Aunque quizá su mayor extravagancia era obligar a varias decenas de mujeres a seleccionar cada grano de arroz que ingería, para que todos fuesen del mismo tamaño y del mismo color. Después, se lo cocinaban sobre fuego vivo utilizando sólo leña de un tipo de árboles específicos, que crecen en las proximidades de la frontera con China. Otro dictador asiático, Mao Zedong, compartía esa obsesión. Su arroz se recolectaba en una granja especial para su consumo, regada por el mismo manantial que había proveído a la antigua corte imperial.
Temor al veneno
Las autoras se han aplicado en la investigación de los detalles domésticos de cada dictador, pero admiten que con algunos resulta difícil separar la realidad de la leyenda. Ellos mismos se cuidaron bien de propagar mitos sobre sus hábitos alimenticios que les hicieran parecer aun más temibles.
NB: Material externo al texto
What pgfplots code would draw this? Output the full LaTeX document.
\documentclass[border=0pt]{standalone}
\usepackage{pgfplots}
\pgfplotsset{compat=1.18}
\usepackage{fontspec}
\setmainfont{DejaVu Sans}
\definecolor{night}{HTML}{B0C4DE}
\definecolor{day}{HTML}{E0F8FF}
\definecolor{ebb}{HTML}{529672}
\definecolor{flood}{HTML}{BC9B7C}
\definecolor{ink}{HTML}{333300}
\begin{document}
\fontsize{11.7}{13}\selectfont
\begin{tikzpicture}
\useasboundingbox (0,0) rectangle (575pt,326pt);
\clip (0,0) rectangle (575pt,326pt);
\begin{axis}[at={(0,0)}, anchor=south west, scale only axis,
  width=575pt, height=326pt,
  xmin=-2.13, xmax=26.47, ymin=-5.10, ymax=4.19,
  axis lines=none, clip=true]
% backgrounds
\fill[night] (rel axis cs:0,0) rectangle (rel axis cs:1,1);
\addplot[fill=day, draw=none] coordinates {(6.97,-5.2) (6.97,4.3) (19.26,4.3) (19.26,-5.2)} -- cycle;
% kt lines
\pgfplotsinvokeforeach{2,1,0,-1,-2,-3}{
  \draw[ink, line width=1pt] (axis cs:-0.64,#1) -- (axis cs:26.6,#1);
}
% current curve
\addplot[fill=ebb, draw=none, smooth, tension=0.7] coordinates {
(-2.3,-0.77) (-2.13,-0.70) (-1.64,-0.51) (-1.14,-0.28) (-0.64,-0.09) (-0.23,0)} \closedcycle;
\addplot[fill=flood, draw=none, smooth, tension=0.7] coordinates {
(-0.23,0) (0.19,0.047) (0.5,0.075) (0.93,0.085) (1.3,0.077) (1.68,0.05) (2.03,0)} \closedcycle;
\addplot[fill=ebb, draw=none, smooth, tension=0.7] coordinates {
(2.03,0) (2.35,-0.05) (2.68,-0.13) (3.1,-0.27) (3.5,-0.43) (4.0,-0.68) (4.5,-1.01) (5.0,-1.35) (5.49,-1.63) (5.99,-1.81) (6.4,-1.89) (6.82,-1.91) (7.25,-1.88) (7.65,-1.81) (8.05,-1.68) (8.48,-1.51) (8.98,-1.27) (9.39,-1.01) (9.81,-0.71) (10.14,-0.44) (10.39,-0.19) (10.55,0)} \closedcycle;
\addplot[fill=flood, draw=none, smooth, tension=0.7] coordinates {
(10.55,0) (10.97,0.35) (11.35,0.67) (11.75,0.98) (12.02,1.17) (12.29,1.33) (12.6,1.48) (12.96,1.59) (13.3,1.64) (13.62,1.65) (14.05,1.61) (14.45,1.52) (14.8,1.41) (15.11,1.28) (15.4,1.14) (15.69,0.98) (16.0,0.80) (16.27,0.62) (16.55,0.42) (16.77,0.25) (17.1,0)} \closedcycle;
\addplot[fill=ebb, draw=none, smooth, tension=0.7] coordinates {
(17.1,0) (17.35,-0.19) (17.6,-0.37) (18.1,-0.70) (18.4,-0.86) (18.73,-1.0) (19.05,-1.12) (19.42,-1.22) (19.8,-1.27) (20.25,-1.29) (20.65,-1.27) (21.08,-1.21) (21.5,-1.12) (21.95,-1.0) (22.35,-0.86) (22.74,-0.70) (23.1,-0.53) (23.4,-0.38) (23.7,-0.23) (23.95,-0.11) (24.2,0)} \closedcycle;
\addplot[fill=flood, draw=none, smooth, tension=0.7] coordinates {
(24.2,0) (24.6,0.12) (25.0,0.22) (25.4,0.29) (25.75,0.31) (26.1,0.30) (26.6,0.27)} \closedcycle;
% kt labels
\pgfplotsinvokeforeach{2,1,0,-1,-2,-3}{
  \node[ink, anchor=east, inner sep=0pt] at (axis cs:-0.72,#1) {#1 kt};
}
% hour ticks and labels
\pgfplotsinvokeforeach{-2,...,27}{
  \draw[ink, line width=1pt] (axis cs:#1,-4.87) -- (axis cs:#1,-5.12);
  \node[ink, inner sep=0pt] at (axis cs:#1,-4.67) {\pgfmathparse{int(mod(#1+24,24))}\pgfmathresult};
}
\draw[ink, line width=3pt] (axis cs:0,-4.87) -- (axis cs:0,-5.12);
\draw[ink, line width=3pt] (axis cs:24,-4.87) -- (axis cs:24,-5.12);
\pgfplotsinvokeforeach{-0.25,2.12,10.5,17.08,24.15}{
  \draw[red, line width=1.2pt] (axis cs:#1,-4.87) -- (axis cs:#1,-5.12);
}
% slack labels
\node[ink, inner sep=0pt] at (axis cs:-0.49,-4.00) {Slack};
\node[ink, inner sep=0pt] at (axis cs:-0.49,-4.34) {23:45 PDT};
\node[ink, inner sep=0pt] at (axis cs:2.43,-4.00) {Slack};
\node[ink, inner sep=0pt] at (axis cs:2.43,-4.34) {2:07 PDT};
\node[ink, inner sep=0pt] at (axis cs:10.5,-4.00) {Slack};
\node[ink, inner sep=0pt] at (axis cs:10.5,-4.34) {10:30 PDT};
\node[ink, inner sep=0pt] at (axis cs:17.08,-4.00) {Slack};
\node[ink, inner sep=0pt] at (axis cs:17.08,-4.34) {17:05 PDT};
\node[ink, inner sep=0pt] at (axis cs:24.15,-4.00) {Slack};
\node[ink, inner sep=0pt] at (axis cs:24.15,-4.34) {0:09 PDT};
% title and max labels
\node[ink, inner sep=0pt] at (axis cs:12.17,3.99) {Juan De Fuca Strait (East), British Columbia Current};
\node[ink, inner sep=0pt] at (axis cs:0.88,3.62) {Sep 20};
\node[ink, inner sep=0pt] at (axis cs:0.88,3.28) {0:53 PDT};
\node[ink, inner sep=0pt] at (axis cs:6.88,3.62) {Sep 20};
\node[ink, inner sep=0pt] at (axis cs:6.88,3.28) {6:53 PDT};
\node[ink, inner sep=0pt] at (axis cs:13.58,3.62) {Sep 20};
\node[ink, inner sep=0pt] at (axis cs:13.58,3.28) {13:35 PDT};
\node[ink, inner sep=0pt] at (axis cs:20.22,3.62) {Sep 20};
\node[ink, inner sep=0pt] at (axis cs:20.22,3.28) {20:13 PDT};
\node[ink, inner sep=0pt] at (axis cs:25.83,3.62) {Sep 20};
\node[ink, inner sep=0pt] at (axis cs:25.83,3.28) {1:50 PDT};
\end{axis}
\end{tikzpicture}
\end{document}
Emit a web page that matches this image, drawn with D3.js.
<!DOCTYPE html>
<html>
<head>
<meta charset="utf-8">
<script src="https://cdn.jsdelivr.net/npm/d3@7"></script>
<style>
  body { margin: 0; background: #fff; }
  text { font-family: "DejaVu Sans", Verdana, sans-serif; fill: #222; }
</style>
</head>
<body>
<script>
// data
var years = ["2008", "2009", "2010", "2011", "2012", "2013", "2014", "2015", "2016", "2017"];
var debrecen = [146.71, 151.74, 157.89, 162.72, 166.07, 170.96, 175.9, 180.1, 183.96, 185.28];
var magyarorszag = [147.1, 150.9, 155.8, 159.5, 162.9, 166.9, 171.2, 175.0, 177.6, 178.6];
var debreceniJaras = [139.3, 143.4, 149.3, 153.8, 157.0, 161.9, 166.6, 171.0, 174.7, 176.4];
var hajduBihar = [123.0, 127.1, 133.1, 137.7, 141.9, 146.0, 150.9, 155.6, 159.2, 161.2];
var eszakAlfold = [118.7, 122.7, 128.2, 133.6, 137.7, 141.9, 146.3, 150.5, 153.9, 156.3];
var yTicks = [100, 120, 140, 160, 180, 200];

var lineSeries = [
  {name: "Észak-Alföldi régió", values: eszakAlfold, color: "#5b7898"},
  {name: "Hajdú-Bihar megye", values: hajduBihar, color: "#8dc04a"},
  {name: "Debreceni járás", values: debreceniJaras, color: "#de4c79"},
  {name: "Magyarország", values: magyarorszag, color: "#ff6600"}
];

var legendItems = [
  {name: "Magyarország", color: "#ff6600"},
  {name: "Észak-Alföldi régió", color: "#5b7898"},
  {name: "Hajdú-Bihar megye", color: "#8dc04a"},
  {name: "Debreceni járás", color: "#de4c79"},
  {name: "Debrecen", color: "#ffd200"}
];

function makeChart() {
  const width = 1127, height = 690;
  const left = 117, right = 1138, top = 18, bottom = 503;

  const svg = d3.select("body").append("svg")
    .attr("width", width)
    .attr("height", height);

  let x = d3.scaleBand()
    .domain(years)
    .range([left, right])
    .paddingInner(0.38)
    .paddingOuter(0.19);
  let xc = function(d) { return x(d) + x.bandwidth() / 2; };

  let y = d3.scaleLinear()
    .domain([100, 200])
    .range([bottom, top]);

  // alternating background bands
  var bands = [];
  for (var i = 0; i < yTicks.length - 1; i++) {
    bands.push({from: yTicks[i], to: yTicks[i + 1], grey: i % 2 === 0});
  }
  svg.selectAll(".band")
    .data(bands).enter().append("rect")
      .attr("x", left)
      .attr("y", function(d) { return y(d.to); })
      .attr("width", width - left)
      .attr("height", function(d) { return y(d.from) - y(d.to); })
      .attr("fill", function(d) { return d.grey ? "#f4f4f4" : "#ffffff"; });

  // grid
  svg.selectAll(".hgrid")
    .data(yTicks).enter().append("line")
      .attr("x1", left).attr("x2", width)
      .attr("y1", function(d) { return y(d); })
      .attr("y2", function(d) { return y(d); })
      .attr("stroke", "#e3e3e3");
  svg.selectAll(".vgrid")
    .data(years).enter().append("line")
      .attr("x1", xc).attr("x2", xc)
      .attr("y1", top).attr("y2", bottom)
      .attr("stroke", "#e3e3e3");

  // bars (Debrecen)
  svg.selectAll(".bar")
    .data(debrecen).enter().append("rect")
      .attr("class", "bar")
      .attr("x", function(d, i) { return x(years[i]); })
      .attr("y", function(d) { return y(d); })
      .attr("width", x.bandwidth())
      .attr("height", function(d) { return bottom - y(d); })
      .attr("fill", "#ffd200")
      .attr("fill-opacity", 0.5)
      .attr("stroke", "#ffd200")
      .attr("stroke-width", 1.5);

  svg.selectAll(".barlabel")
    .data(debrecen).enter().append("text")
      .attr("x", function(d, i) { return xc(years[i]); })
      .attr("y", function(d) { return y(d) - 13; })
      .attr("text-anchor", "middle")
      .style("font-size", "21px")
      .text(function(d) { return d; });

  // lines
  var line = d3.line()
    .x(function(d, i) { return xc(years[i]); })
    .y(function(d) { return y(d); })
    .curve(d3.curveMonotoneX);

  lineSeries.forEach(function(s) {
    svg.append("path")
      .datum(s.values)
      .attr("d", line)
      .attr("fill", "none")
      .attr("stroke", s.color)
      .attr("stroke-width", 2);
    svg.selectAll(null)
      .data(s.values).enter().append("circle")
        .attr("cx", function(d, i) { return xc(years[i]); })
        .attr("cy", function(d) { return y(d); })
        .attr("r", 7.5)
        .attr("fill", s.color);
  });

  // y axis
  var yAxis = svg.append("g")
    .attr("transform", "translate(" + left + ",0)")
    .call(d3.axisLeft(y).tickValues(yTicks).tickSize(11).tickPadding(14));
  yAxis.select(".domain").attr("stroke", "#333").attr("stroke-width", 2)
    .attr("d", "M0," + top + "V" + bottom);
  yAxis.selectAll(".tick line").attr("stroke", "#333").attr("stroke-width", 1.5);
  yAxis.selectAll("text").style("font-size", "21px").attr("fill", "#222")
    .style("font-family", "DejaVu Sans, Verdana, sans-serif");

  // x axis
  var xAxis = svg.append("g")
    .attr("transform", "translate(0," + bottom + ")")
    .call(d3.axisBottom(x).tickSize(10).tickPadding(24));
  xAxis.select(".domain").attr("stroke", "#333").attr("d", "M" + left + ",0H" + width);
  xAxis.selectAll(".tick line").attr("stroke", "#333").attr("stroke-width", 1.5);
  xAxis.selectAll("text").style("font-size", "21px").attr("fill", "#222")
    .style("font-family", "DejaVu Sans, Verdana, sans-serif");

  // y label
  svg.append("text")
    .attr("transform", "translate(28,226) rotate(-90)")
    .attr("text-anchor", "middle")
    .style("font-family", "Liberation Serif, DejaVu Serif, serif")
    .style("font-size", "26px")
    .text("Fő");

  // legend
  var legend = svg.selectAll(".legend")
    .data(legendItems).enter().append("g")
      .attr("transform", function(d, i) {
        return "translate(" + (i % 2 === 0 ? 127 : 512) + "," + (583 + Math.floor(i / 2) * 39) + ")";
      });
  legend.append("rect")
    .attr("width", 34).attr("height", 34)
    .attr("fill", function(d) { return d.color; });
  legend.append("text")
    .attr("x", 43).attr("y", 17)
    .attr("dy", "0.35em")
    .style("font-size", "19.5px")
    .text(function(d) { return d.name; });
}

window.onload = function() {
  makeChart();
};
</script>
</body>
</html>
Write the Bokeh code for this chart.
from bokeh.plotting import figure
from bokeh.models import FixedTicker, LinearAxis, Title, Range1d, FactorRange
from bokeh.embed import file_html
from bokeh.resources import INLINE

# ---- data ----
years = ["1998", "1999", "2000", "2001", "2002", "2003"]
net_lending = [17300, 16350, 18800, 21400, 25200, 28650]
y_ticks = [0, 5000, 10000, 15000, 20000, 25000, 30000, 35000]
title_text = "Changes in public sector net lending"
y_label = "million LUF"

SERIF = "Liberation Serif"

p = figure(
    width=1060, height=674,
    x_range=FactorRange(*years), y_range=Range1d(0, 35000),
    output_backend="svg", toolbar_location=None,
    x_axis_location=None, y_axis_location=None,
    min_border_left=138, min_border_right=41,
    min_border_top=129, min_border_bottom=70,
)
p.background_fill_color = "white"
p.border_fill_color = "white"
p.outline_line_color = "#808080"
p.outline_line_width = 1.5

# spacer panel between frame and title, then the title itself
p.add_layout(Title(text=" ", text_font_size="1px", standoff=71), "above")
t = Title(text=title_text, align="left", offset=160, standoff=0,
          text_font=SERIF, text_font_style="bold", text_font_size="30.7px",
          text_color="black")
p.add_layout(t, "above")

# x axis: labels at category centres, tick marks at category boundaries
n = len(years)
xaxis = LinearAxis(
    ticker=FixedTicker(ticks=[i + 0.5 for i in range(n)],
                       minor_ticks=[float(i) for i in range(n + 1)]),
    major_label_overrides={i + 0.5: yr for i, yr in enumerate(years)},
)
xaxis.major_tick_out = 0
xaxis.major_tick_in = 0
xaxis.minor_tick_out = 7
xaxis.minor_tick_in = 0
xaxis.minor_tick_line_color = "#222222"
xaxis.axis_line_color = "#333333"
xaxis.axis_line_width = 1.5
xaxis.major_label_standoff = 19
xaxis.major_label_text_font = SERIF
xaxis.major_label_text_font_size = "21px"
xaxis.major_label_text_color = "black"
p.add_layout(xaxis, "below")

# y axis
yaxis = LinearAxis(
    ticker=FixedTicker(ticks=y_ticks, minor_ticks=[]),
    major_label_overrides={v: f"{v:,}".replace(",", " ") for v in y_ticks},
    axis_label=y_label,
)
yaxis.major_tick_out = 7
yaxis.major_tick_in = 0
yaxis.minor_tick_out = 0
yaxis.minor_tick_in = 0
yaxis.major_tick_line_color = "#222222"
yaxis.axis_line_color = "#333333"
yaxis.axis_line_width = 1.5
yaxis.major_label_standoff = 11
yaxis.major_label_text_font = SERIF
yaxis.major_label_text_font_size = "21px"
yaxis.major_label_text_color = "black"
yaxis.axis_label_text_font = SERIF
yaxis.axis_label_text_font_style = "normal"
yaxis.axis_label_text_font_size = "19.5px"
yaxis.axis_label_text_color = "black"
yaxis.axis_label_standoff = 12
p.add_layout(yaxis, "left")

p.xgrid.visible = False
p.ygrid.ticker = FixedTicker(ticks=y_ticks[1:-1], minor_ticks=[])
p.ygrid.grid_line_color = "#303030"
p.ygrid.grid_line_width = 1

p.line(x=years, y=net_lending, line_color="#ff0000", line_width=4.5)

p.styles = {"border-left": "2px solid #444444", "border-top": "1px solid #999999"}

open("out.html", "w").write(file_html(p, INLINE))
De ahí las dudas en torno al supuesto canibalismo del general ugandés Idi Amin y de Jean Bedel Bokassa, el dictador que se autocoronó emperador de la actual República Centroafricana en una ceremonia inspirada en la de Napoleón. “Ambos han sido exonerados de comer carne humana, y en el caso de Bokassa hubo incluso un juicio en el que llamaron a testificar a su cocinero, pero a la vez es perfectamente posible que lo hicieran. Y si no, es una buena táctica hacérselo creer a sus enemigos, para hacerles temblar”, comenta Clark.
A la autora le llama también la atención encontrarse con leyendas similares en distintos países: “A menudo, al buscar información sobre los dictadores latinoamericanos, se asegura que bebían sangre de recién nacidos para mantenerse jóvenes. Se decía del dominicano Trujillo y del paraguayo Stroessner”.
Para casi todos los mandatarios, la comida era su mayor placer y, a la vez, su principal fuente de ansiedad, pues temían morir envenenados. Controlaban de forma obsesiva lo que comían y muchos tenían en nómina a varios probadores de alimentos. En una ocasión, Uday, el sanguinario hijo de Sadam Hussein, golpeó a uno de ellos hasta matarlo y su padre le castigó con una paliza y varias semanas en la cárcel. Y a continuación, seguramente, se fue a degustar una carpa a la brasa. Untada con pasta de tamarindo y su poquito de cúrcuma.